• **Collected material**
----
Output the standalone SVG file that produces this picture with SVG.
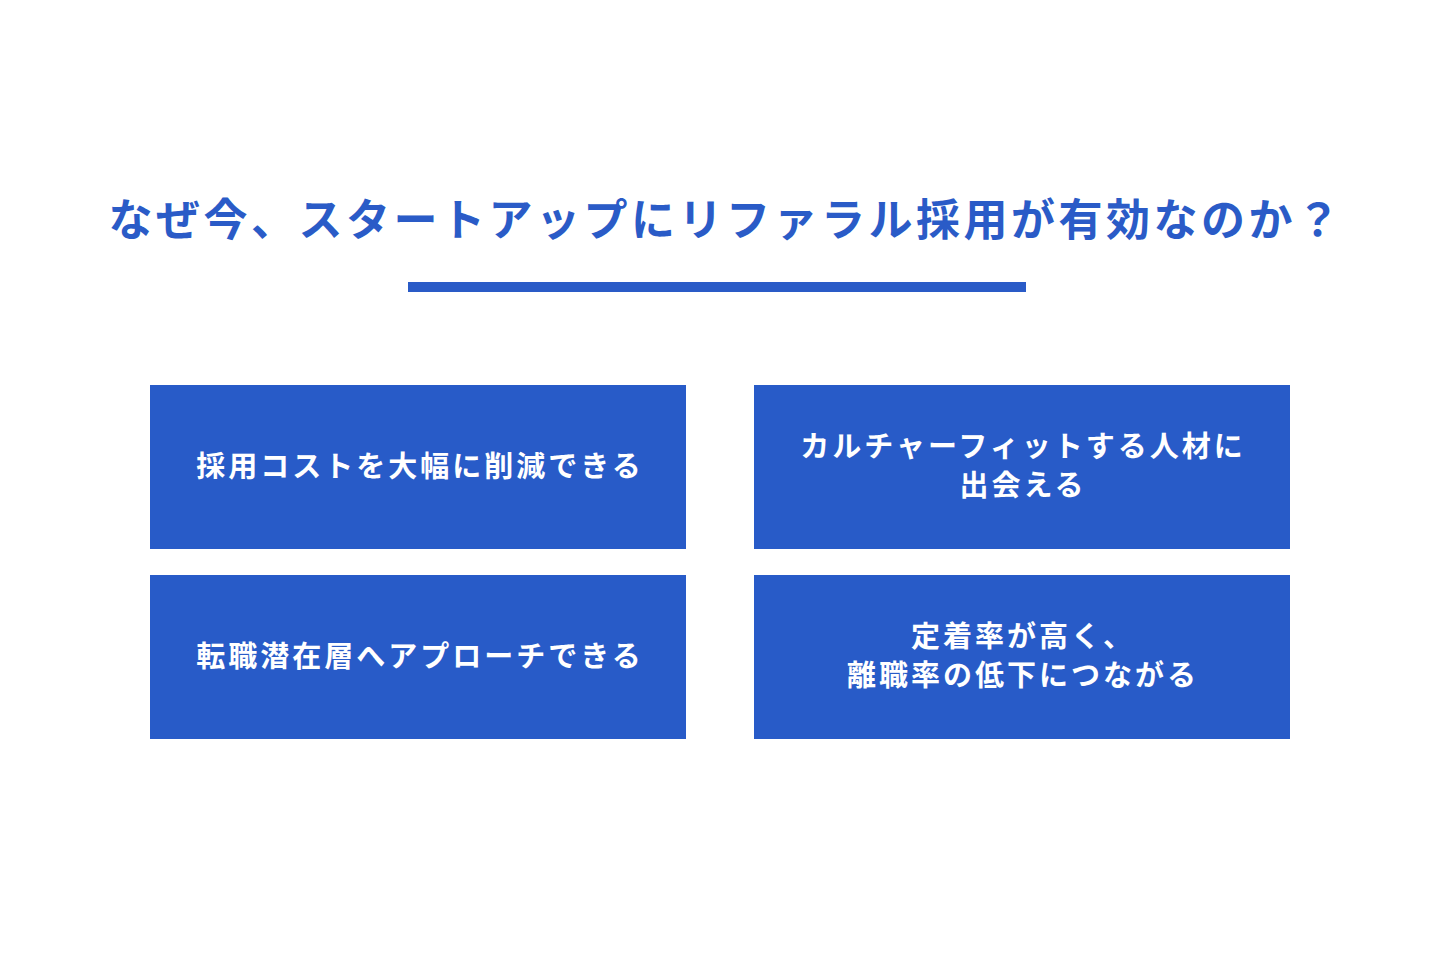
<svg xmlns="http://www.w3.org/2000/svg" width="1440" height="960" viewBox="0 0 1440 960">
<style>
.t{font-family:"Noto Sans CJK JP","Noto Sans",sans-serif;font-weight:bold;text-anchor:middle}
.title{font-size:44px;fill:#2a5bc7;letter-spacing:3.5px}
.box{fill:#285bc8}
.bt{font-size:29px;fill:#ffffff;letter-spacing:3px}
</style>
<rect width="1440" height="960" fill="#ffffff"/>
<g id="title"><text class="t title" x="726" y="236">なぜ今、スタートアップにリファラル採用が有効なのか？</text>
<rect x="408" y="282" width="618" height="10" fill="#2a5bc7"/></g>
<g id="connectors"></g>
<g id="n1"><rect class="box" x="150" y="385" width="536" height="164"/><text class="t bt" x="420" y="477">採用コストを大幅に削減できる</text></g>
<g id="n2"><rect class="box" x="754" y="385" width="536" height="164"/><text class="t bt" x="1023" y="457">カルチャーフィットする人材に</text><text class="t bt" x="1023" y="496">出会える</text></g>
<g id="n3"><rect class="box" x="150" y="575" width="536" height="164"/><text class="t bt" x="420" y="667">転職潜在層へアプローチできる</text></g>
<g id="n4"><rect class="box" x="754" y="575" width="536" height="164"/><text class="t bt" x="1023" y="647">定着率が高く、</text><text class="t bt" x="1023" y="686">離職率の低下につながる</text></g>
</svg>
----
• **What is expected**
Leave the pictures out, and print every line of the listing exactly as written.

• **Written solution**
Output the standalone SVG file that produces this picture with SVG.
<svg xmlns="http://www.w3.org/2000/svg" width="1440" height="960" viewBox="0 0 1440 960">
<style>
.t{font-family:"Noto Sans CJK JP","Noto Sans",sans-serif;font-weight:bold;text-anchor:middle}
.title{font-size:44px;fill:#2a5bc7;letter-spacing:3.5px}
.box{fill:#285bc8}
.bt{font-size:29px;fill:#ffffff;letter-spacing:3px}
</style>
<rect width="1440" height="960" fill="#ffffff"/>
<g id="title"><text class="t title" x="726" y="236">なぜ今、スタートアップにリファラル採用が有効なのか？</text>
<rect x="408" y="282" width="618" height="10" fill="#2a5bc7"/></g>
<g id="connectors"></g>
<g id="n1"><rect class="box" x="150" y="385" width="536" height="164"/><text class="t bt" x="420" y="477">採用コストを大幅に削減できる</text></g>
<g id="n2"><rect class="box" x="754" y="385" width="536" height="164"/><text class="t bt" x="1023" y="457">カルチャーフィットする人材に</text><text class="t bt" x="1023" y="496">出会える</text></g>
<g id="n3"><rect class="box" x="150" y="575" width="536" height="164"/><text class="t bt" x="420" y="667">転職潜在層へアプローチできる</text></g>
<g id="n4"><rect class="box" x="754" y="575" width="536" height="164"/><text class="t bt" x="1023" y="647">定着率が高く、</text><text class="t bt" x="1023" y="686">離職率の低下につながる</text></g>
</svg>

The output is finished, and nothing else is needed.